**CHALLENGE**
A verbatim copy of the records is required, with all pictures left out.

───── RECORDS FOR THIS TASK ─────

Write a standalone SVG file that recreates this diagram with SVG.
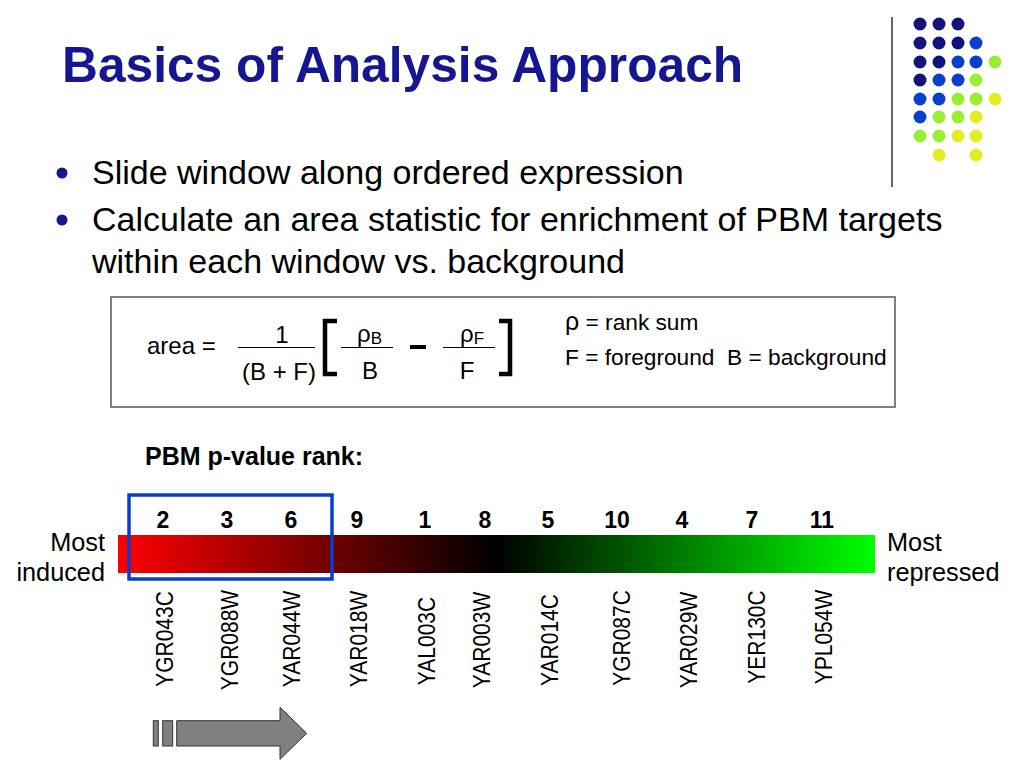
<svg xmlns="http://www.w3.org/2000/svg" width="1024" height="768" viewBox="0 0 1024 768">
<defs>
<style>
.t{font-family:"Liberation Sans",Arial,sans-serif;fill:#000}
.title{font-family:"Liberation Sans",Arial,sans-serif;font-weight:bold;font-size:49.7px;fill:#161690}
.bul{font-family:"Liberation Sans",Arial,sans-serif;font-size:34px;fill:#000}
.f{font-family:"Liberation Sans",Arial,sans-serif;font-size:24px;fill:#000}
.num{font-family:"Liberation Sans",Arial,sans-serif;font-weight:bold;font-size:23px;fill:#000;text-anchor:middle}
.lab{font-family:"Liberation Sans",Arial,sans-serif;font-size:22.7px;fill:#000;white-space:pre}
.side{font-family:"Liberation Sans",Arial,sans-serif;font-size:25.3px;fill:#000}
.gene{font-family:"Liberation Sans",Arial,sans-serif;font-size:21px;fill:#000;text-anchor:middle}
.n{fill:#141478}.b{fill:#0a3fcc}.g{fill:#99ee33}.y{fill:#e2ee22}
</style>
<linearGradient id="grad" x1="0" y1="0" x2="1" y2="0">
<stop offset="0" stop-color="#ff0000"/>
<stop offset="0.5" stop-color="#000000"/>
<stop offset="1" stop-color="#00ff00"/>
</linearGradient>
</defs>
<rect width="1024" height="768" fill="#fff"/>

<g id="decor">
<line x1="892" y1="17" x2="892" y2="187" stroke="#333" stroke-width="1.5"/>
<circle class="n" cx="920" cy="24" r="6.5"/><circle class="n" cx="939" cy="24" r="6.5"/><circle class="n" cx="958" cy="24" r="6.5"/>
<circle class="n" cx="920" cy="43" r="6.5"/><circle class="n" cx="939" cy="43" r="6.5"/><circle class="n" cx="958" cy="43" r="6.5"/><circle class="b" cx="976" cy="43" r="6.5"/>
<circle class="n" cx="920" cy="62" r="6.5"/><circle class="n" cx="939" cy="62" r="6.5"/><circle class="b" cx="958" cy="62" r="6.5"/><circle class="b" cx="976" cy="62" r="6.5"/><circle class="g" cx="995" cy="62" r="6.5"/>
<circle class="n" cx="920" cy="80" r="6.5"/><circle class="b" cx="939" cy="80" r="6.5"/><circle class="b" cx="958" cy="80" r="6.5"/><circle class="g" cx="976" cy="80" r="6.5"/>
<circle class="b" cx="920" cy="99" r="6.5"/><circle class="b" cx="939" cy="99" r="6.5"/><circle class="g" cx="958" cy="99" r="6.5"/><circle class="g" cx="976" cy="99" r="6.5"/><circle class="y" cx="995" cy="99" r="6.5"/>
<circle class="b" cx="920" cy="117" r="6.5"/><circle class="g" cx="939" cy="117" r="6.5"/><circle class="g" cx="958" cy="117" r="6.5"/><circle class="y" cx="976" cy="117" r="6.5"/>
<circle class="g" cx="920" cy="136" r="6.5"/><circle class="g" cx="939" cy="136" r="6.5"/><circle class="y" cx="958" cy="136" r="6.5"/><circle class="y" cx="976" cy="136" r="6.5"/>
<circle class="y" cx="939" cy="155" r="6.5"/><circle class="y" cx="976" cy="155" r="6.5"/>
</g>

<g id="title"><text class="title" x="62" y="82">Basics of Analysis Approach</text></g>

<g id="bullets">
<circle cx="62" cy="173" r="5.5" fill="#161690"/>
<circle cx="62" cy="220" r="5.5" fill="#161690"/>
<text class="bul" x="92" y="184">Slide window along ordered expression</text>
<text class="bul" x="92" y="231">Calculate an area statistic for enrichment of PBM targets</text>
<text class="bul" x="92" y="273">within each window vs. background</text>
</g>

<g id="formula">
<rect x="111" y="297" width="784" height="110" fill="#fff" stroke="#808080" stroke-width="2"/>
<text class="f" x="147" y="354">area =</text>
<text class="f" x="282" y="343" text-anchor="middle">1</text>
<line x1="238" y1="347.5" x2="315" y2="347.5" stroke="#000" stroke-width="1"/>
<text class="f" x="279" y="380" text-anchor="middle">(B + F)</text>
<path d="M337,321 H325 V374 H337" fill="none" stroke="#000" stroke-width="4.5"/>
<text class="f" x="357" y="342">ρ<tspan font-size="17" dy="2">B</tspan></text>
<line x1="341" y1="347.5" x2="393" y2="347.5" stroke="#000" stroke-width="1"/>
<text class="f" x="370" y="379" text-anchor="middle">B</text>
<line x1="410" y1="347" x2="426" y2="347" stroke="#000" stroke-width="4"/>
<text class="f" x="460" y="342">ρ<tspan font-size="17" dy="2">F</tspan></text>
<line x1="443" y1="347.5" x2="495" y2="347.5" stroke="#000" stroke-width="1"/>
<text class="f" x="467" y="379" text-anchor="middle">F</text>
<path d="M499,321 H510 V374 H499" fill="none" stroke="#000" stroke-width="4.5"/>
<text class="lab" x="565" y="330"><tspan font-size="25">ρ</tspan> = rank sum</text>
<text class="lab" x="565" y="365">F = foreground  B = background</text>
</g>

<g id="rank-title"><text class="t" x="145" y="465" font-size="25" font-weight="bold">PBM p-value rank:</text></g>

<g id="bar">
<rect x="118" y="535" width="757" height="38" fill="url(#grad)"/>
<text class="side" x="105" y="551" text-anchor="end">Most</text>
<text class="side" x="105" y="581" text-anchor="end">induced</text>
<text class="side" x="887" y="551">Most</text>
<text class="side" x="887" y="581">repressed</text>
</g>

<g id="window"><rect x="129" y="495" width="203" height="84" fill="none" stroke="#0a3fcc" stroke-width="3.5"/></g>

<g id="ranks">
<text class="num" x="163" y="528">2</text>
<text class="num" x="227" y="528">3</text>
<text class="num" x="291" y="528">6</text>
<text class="num" x="357" y="528">9</text>
<text class="num" x="425" y="528">1</text>
<text class="num" x="485" y="528">8</text>
<text class="num" x="548" y="528">5</text>
<text class="num" x="617" y="528">10</text>
<text class="num" x="682" y="528">4</text>
<text class="num" x="752" y="528">7</text>
<text class="num" x="822" y="528">11</text>
</g>

<g id="genes">
<text class="gene" transform="translate(173,639) rotate(-90) scale(1,1.17)">YGR043C</text>
<text class="gene" transform="translate(238,640) rotate(-90) scale(1,1.17)">YGR088W</text>
<text class="gene" transform="translate(300,639) rotate(-90) scale(1,1.17)">YAR044W</text>
<text class="gene" transform="translate(367,639) rotate(-90) scale(1,1.17)">YAR018W</text>
<text class="gene" transform="translate(435,641) rotate(-90) scale(1,1.17)">YAL003C</text>
<text class="gene" transform="translate(490,640) rotate(-90) scale(1,1.17)">YAR003W</text>
<text class="gene" transform="translate(558,640) rotate(-90) scale(1,1.17)">YAR014C</text>
<text class="gene" transform="translate(630,638) rotate(-90) scale(1,1.17)">YGR087C</text>
<text class="gene" transform="translate(697,640) rotate(-90) scale(1,1.17)">YAR029W</text>
<text class="gene" transform="translate(765,637) rotate(-90) scale(1,1.17)">YER130C</text>
<text class="gene" transform="translate(832,637) rotate(-90) scale(1,1.17)">YPL054W</text>
</g>

<g id="arrow" fill="#808080" stroke="#333" stroke-width="1">
<rect x="153.3" y="720.7" width="5" height="25.3"/>
<rect x="162.7" y="720.7" width="10" height="25.3"/>
<polygon points="176.7,720.7 280,720.7 280,707.3 306.7,733.3 280,759.3 280,746 176.7,746"/>
</g>
</svg>
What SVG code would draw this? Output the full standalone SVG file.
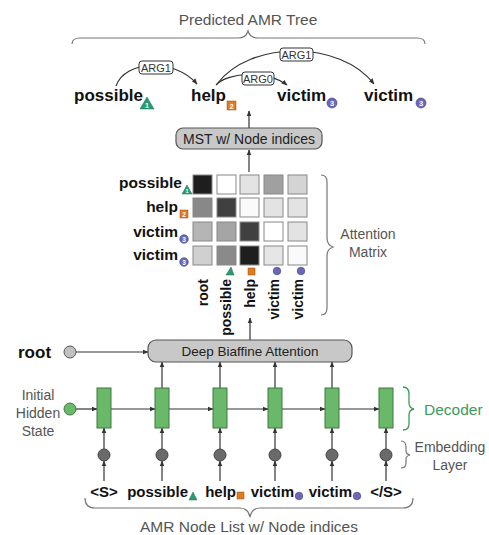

─────

**OUTPUT OF THE EXERCISE**
Write a standalone SVG file that recreates this diagram with SVG.
<svg xmlns="http://www.w3.org/2000/svg" width="1024" height="768" viewBox="0 0 1024 768">
<defs>
<style>
.t{font-family:"Liberation Sans",Arial,sans-serif;fill:#000}
.title{font-family:"Liberation Sans",Arial,sans-serif;font-weight:bold;font-size:49.7px;fill:#161690}
.bul{font-family:"Liberation Sans",Arial,sans-serif;font-size:34px;fill:#000}
.f{font-family:"Liberation Sans",Arial,sans-serif;font-size:24px;fill:#000}
.num{font-family:"Liberation Sans",Arial,sans-serif;font-weight:bold;font-size:23px;fill:#000;text-anchor:middle}
.lab{font-family:"Liberation Sans",Arial,sans-serif;font-size:22.7px;fill:#000;white-space:pre}
.side{font-family:"Liberation Sans",Arial,sans-serif;font-size:25.3px;fill:#000}
.gene{font-family:"Liberation Sans",Arial,sans-serif;font-size:21px;fill:#000;text-anchor:middle}
.n{fill:#141478}.b{fill:#0a3fcc}.g{fill:#99ee33}.y{fill:#e2ee22}
</style>
<linearGradient id="grad" x1="0" y1="0" x2="1" y2="0">
<stop offset="0" stop-color="#ff0000"/>
<stop offset="0.5" stop-color="#000000"/>
<stop offset="1" stop-color="#00ff00"/>
</linearGradient>
</defs>
<rect width="1024" height="768" fill="#fff"/>

<g id="decor">
<line x1="892" y1="17" x2="892" y2="187" stroke="#333" stroke-width="1.5"/>
<circle class="n" cx="920" cy="24" r="6.5"/><circle class="n" cx="939" cy="24" r="6.5"/><circle class="n" cx="958" cy="24" r="6.5"/>
<circle class="n" cx="920" cy="43" r="6.5"/><circle class="n" cx="939" cy="43" r="6.5"/><circle class="n" cx="958" cy="43" r="6.5"/><circle class="b" cx="976" cy="43" r="6.5"/>
<circle class="n" cx="920" cy="62" r="6.5"/><circle class="n" cx="939" cy="62" r="6.5"/><circle class="b" cx="958" cy="62" r="6.5"/><circle class="b" cx="976" cy="62" r="6.5"/><circle class="g" cx="995" cy="62" r="6.5"/>
<circle class="n" cx="920" cy="80" r="6.5"/><circle class="b" cx="939" cy="80" r="6.5"/><circle class="b" cx="958" cy="80" r="6.5"/><circle class="g" cx="976" cy="80" r="6.5"/>
<circle class="b" cx="920" cy="99" r="6.5"/><circle class="b" cx="939" cy="99" r="6.5"/><circle class="g" cx="958" cy="99" r="6.5"/><circle class="g" cx="976" cy="99" r="6.5"/><circle class="y" cx="995" cy="99" r="6.5"/>
<circle class="b" cx="920" cy="117" r="6.5"/><circle class="g" cx="939" cy="117" r="6.5"/><circle class="g" cx="958" cy="117" r="6.5"/><circle class="y" cx="976" cy="117" r="6.5"/>
<circle class="g" cx="920" cy="136" r="6.5"/><circle class="g" cx="939" cy="136" r="6.5"/><circle class="y" cx="958" cy="136" r="6.5"/><circle class="y" cx="976" cy="136" r="6.5"/>
<circle class="y" cx="939" cy="155" r="6.5"/><circle class="y" cx="976" cy="155" r="6.5"/>
</g>

<g id="title"><text class="title" x="62" y="82">Basics of Analysis Approach</text></g>

<g id="bullets">
<circle cx="62" cy="173" r="5.5" fill="#161690"/>
<circle cx="62" cy="220" r="5.5" fill="#161690"/>
<text class="bul" x="92" y="184">Slide window along ordered expression</text>
<text class="bul" x="92" y="231">Calculate an area statistic for enrichment of PBM targets</text>
<text class="bul" x="92" y="273">within each window vs. background</text>
</g>

<g id="formula">
<rect x="111" y="297" width="784" height="110" fill="#fff" stroke="#808080" stroke-width="2"/>
<text class="f" x="147" y="354">area =</text>
<text class="f" x="282" y="343" text-anchor="middle">1</text>
<line x1="238" y1="347.5" x2="315" y2="347.5" stroke="#000" stroke-width="1"/>
<text class="f" x="279" y="380" text-anchor="middle">(B + F)</text>
<path d="M337,321 H325 V374 H337" fill="none" stroke="#000" stroke-width="4.5"/>
<text class="f" x="357" y="342">ρ<tspan font-size="17" dy="2">B</tspan></text>
<line x1="341" y1="347.5" x2="393" y2="347.5" stroke="#000" stroke-width="1"/>
<text class="f" x="370" y="379" text-anchor="middle">B</text>
<line x1="410" y1="347" x2="426" y2="347" stroke="#000" stroke-width="4"/>
<text class="f" x="460" y="342">ρ<tspan font-size="17" dy="2">F</tspan></text>
<line x1="443" y1="347.5" x2="495" y2="347.5" stroke="#000" stroke-width="1"/>
<text class="f" x="467" y="379" text-anchor="middle">F</text>
<path d="M499,321 H510 V374 H499" fill="none" stroke="#000" stroke-width="4.5"/>
<text class="lab" x="565" y="330"><tspan font-size="25">ρ</tspan> = rank sum</text>
<text class="lab" x="565" y="365">F = foreground  B = background</text>
</g>

<g id="rank-title"><text class="t" x="145" y="465" font-size="25" font-weight="bold">PBM p-value rank:</text></g>

<g id="bar">
<rect x="118" y="535" width="757" height="38" fill="url(#grad)"/>
<text class="side" x="105" y="551" text-anchor="end">Most</text>
<text class="side" x="105" y="581" text-anchor="end">induced</text>
<text class="side" x="887" y="551">Most</text>
<text class="side" x="887" y="581">repressed</text>
</g>

<g id="window"><rect x="129" y="495" width="203" height="84" fill="none" stroke="#0a3fcc" stroke-width="3.5"/></g>

<g id="ranks">
<text class="num" x="163" y="528">2</text>
<text class="num" x="227" y="528">3</text>
<text class="num" x="291" y="528">6</text>
<text class="num" x="357" y="528">9</text>
<text class="num" x="425" y="528">1</text>
<text class="num" x="485" y="528">8</text>
<text class="num" x="548" y="528">5</text>
<text class="num" x="617" y="528">10</text>
<text class="num" x="682" y="528">4</text>
<text class="num" x="752" y="528">7</text>
<text class="num" x="822" y="528">11</text>
</g>

<g id="genes">
<text class="gene" transform="translate(173,639) rotate(-90) scale(1,1.17)">YGR043C</text>
<text class="gene" transform="translate(238,640) rotate(-90) scale(1,1.17)">YGR088W</text>
<text class="gene" transform="translate(300,639) rotate(-90) scale(1,1.17)">YAR044W</text>
<text class="gene" transform="translate(367,639) rotate(-90) scale(1,1.17)">YAR018W</text>
<text class="gene" transform="translate(435,641) rotate(-90) scale(1,1.17)">YAL003C</text>
<text class="gene" transform="translate(490,640) rotate(-90) scale(1,1.17)">YAR003W</text>
<text class="gene" transform="translate(558,640) rotate(-90) scale(1,1.17)">YAR014C</text>
<text class="gene" transform="translate(630,638) rotate(-90) scale(1,1.17)">YGR087C</text>
<text class="gene" transform="translate(697,640) rotate(-90) scale(1,1.17)">YAR029W</text>
<text class="gene" transform="translate(765,637) rotate(-90) scale(1,1.17)">YER130C</text>
<text class="gene" transform="translate(832,637) rotate(-90) scale(1,1.17)">YPL054W</text>
</g>

<g id="arrow" fill="#808080" stroke="#333" stroke-width="1">
<rect x="153.3" y="720.7" width="5" height="25.3"/>
<rect x="162.7" y="720.7" width="10" height="25.3"/>
<polygon points="176.7,720.7 280,720.7 280,707.3 306.7,733.3 280,759.3 280,746 176.7,746"/>
</g>
</svg>
What SVG code would draw this? Output the full standalone SVG file.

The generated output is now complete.